# Can someone explain in layman's terms why bootstrapping is valid and how to - (May/21/2016 )

I have 9 PCR measurements for a control group, medium treated group, and a high treated group.  The variances for each group are a bit high so of course I am not obtaining statistically signficant results.  However, I've recently come across this concept of bootstrapping data, where you can resample your results, simulate the averages thousands of times (so it'd be like performing the expriments many times), and according to theory it should give you a more accurate estimate of the means for each group.

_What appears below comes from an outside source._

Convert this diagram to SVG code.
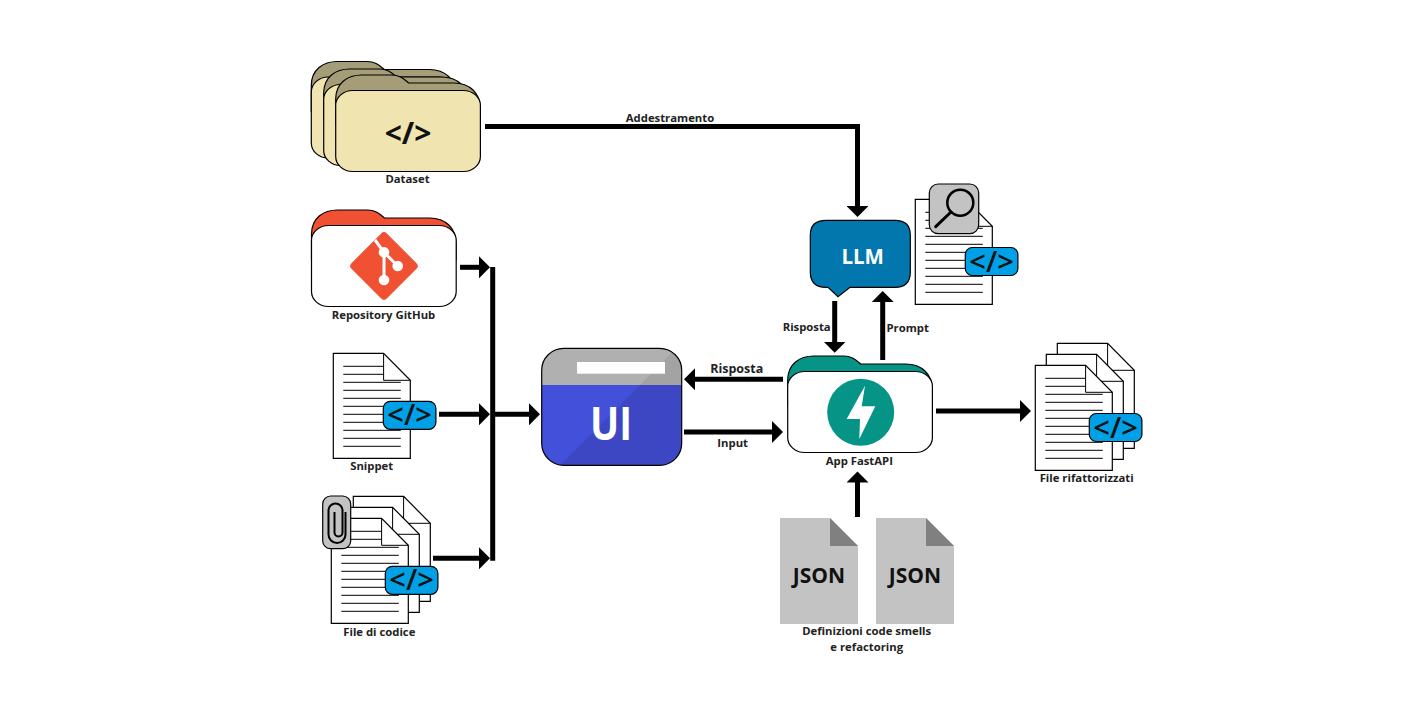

My question is 1.) how is this valid (in layman's terms) and 2.) how do you go about doing hypothesis testing to see if the differences between the medium and high treated groups when compared to the control are statistically significant?  I mean a 2% change will pretty much always comback as *** if you put in a N=30000, so I don't think I'm doing this right.  How do you go about performing hypothesis tests on bootstrapped data?

-sialic acid-

Bootstrapping only works if you have very large samples which you can sample from - basically it takes smaller random samples from the large (usually considered to be unmeasurable, such as the average height of people in the world - you obviously can't go out an measure this) data set and estimates the mean of a population from this. This is not the case for your data, you have a small data set and can easily calculate the mean, and can generate more points if needed.

Don't complicate your analysis by trying to gain significance out of something that just requires more data, or by using a complicated method when a simple on will do.